What book(s) do you recommend people read around Christmastime?
I would recommend experiencing Christmas rather than reading about it. Let the workflow lag and allow the marvelous protective fog of the holiday protect you from the everyday. Get off the screens and the twatter and talk to those around you and take an active interest in their lives. But since even Christians have lost a sense of Advent and what Christmas is about, read what is perhaps the most beautiful book ever written: The Gospel of Luke. It gets right to the reason for the season. Or do yourself a favor and buy the best-selling Jesus of Nazareth: The Infancy Narratives by Joseph Ratzinger, otherwise known as Benedict XVI, and have a smart Pope explain it to you in a new light. Leo the Great's Christmas sermon is only a click away, as are those by St. Augustine, St. John Chrysostom, and St. Thomas Aquinas. Far better than anything you will likely hear if you go to church these days, which you should—even if only out of curiosity or some vague sense that it's the right thing to do. And, if you must, while it may be taken as cliche by the cool kids, The Lion, The Witch, and The Wardrobe by C.S. Lewis is very much a Christmas story. Guys like J.R.R. Tolkien used to write highly regarded Christmas stories for fun instead of tweeting ironic poses.
-Matthew Peterson, founding editor of The American Mind
Charles Dickens’ A Christmas Carol takes the cake. But read the text, don't substitute with a film version. You will find this short work to be both witty and, at times, profound. A Christmas Carol suffers because of its over-familiarity. What's at play is actually something deeper.
I recently did, with friends, a podcast on this short work that you can access here.

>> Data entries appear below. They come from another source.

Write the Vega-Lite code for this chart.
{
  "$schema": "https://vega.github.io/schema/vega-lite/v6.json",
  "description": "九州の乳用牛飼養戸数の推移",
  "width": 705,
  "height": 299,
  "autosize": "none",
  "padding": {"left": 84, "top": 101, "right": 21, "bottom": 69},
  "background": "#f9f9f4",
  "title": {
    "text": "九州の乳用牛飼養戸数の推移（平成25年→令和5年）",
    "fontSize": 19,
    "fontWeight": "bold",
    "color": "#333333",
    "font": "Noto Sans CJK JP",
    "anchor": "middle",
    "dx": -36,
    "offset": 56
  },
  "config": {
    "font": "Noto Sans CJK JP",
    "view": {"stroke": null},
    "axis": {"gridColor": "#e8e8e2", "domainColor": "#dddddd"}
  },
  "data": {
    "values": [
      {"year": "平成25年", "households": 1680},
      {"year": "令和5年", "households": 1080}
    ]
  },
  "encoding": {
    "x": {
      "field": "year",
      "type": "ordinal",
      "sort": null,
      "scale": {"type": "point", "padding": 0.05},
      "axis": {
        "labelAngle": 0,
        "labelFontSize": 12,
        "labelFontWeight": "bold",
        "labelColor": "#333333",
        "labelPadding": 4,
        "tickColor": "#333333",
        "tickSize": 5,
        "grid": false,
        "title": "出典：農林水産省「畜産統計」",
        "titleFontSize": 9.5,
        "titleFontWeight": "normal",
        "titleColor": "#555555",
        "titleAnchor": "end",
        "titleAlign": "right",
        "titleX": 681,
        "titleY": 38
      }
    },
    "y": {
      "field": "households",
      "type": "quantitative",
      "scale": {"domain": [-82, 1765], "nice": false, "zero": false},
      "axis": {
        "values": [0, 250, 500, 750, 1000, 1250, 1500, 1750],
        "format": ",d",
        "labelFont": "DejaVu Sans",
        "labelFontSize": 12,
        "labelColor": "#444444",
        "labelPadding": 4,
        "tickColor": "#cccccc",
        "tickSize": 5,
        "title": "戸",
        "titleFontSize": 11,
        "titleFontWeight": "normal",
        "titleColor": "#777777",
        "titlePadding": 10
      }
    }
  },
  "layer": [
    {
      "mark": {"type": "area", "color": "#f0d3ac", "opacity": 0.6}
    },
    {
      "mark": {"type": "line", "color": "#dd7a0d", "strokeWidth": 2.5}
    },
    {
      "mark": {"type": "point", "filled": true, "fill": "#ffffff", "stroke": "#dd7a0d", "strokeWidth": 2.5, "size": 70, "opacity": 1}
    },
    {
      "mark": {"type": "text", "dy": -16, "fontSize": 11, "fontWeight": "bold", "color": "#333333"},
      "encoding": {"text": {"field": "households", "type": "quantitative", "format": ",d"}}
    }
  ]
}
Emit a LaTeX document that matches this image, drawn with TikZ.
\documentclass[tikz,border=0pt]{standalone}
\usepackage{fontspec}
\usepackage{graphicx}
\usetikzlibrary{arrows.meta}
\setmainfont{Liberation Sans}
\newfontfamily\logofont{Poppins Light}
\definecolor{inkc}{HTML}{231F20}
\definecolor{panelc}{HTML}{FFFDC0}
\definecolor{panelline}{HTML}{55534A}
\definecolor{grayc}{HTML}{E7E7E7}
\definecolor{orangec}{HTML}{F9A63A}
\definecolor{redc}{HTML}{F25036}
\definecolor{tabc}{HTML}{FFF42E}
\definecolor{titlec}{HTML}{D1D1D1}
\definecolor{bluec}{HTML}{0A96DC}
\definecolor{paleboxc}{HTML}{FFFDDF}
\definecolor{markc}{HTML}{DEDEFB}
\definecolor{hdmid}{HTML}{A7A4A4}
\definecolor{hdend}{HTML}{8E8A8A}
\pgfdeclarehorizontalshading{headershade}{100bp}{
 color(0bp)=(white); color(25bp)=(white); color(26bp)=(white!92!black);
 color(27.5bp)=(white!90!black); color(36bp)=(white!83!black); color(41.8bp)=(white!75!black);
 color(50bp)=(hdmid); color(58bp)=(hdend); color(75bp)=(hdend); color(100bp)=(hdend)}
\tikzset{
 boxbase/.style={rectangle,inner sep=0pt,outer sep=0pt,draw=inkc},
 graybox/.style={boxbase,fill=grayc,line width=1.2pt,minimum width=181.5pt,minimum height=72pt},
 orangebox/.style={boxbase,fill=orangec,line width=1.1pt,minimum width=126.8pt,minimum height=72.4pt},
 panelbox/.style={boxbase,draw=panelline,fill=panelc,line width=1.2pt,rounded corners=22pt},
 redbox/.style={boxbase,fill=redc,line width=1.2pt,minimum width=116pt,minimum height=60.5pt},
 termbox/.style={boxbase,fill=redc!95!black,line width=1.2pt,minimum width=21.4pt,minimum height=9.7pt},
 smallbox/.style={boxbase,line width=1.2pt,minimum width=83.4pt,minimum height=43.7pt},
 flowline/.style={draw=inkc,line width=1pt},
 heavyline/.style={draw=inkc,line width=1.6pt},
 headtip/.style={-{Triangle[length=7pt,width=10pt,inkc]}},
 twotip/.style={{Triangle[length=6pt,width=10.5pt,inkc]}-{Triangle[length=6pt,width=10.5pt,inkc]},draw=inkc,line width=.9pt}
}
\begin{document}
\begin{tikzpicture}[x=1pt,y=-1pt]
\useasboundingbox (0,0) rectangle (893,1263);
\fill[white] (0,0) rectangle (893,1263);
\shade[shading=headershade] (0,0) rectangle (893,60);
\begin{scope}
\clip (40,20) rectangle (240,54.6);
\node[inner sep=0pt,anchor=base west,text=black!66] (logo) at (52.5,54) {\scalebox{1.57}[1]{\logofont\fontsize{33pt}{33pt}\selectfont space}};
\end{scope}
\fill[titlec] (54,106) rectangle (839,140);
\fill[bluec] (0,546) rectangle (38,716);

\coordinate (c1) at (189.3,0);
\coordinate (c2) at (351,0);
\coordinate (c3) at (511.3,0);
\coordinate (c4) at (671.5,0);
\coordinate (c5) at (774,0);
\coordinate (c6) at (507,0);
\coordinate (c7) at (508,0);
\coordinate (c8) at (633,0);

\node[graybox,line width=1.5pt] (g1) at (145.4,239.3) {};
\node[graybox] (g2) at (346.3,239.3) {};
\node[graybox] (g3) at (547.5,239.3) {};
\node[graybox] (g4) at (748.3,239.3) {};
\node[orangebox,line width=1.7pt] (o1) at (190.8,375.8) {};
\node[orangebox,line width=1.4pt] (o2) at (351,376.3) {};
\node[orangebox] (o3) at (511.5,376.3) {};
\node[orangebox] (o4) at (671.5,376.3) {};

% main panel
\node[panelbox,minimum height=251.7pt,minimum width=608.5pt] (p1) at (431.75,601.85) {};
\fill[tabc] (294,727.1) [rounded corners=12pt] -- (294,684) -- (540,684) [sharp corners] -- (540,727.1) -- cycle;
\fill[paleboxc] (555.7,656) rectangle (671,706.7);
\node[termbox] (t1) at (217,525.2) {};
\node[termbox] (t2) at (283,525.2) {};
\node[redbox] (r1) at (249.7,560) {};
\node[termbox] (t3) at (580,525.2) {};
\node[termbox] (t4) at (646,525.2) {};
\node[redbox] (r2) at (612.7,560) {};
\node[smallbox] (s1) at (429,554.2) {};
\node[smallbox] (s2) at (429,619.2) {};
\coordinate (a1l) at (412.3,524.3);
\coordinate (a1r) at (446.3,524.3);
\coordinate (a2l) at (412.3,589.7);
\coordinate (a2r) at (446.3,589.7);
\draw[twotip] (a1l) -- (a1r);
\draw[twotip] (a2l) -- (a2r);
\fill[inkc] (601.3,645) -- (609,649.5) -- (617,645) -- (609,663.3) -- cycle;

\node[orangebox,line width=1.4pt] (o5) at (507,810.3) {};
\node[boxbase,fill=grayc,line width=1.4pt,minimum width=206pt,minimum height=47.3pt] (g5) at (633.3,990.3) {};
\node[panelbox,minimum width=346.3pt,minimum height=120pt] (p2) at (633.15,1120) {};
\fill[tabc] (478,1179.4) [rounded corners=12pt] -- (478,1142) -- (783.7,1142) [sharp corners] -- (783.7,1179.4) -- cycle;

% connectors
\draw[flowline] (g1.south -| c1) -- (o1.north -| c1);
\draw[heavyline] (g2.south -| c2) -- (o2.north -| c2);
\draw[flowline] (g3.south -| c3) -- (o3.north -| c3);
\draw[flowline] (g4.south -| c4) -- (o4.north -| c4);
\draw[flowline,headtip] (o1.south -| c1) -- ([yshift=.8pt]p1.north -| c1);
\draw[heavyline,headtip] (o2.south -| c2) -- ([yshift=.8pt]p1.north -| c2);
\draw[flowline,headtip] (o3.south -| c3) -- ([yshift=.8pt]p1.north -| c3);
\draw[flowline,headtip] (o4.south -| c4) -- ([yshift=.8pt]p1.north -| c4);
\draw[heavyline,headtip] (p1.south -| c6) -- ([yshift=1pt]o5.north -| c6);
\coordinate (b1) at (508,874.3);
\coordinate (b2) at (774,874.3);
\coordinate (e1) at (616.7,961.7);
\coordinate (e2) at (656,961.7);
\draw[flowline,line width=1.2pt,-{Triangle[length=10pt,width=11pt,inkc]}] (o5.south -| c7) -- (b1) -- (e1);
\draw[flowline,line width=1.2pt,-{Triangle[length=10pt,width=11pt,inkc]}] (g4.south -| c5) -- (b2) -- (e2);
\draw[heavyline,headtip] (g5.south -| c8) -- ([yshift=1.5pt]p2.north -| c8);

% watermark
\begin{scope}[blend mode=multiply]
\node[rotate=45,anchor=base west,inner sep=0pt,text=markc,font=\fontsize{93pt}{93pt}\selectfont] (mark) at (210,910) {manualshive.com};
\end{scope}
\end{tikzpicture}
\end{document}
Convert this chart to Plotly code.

-David Bahr, managing editor of The American Mind
One must read ghost stories at Christmas. I don’t make the rules. I don’t even totally understand this one, but I follow it religiously—I can’t deny there is just something about a ghost story at Christmas. If you haven’t tried it, do so this year and thank me later. There’s a reason why Dickens told the Christmas story he told, and why it strikes such a nerve: there is of course an element of the supernatural at Christmas, and contemplating the chill of the unknown while you huddle by the fire with a cozy beverage (mulled cider for me, please) creates a delicious contrast that can’t be beat. Tuck into some M.R. James (“Oh, Whistle, and I’ll Come to You, My Lad,” e.g., but any good collection of his is a treasure trove) or read the originals upon which the “Haunting Of” Netflix series is based: The Haunting of Hill House, by Shirley Jackson, and The Turn of the Screw, by Henry James. There are other classics of the genre, but those ought to get you started. Don’t go for gore: it’s boring and tawdry. Go for the shiver down your spine that will creep up on you at unexpected moments, whispering to you of things in heaven and earth beyond your philosophy. Enjoy!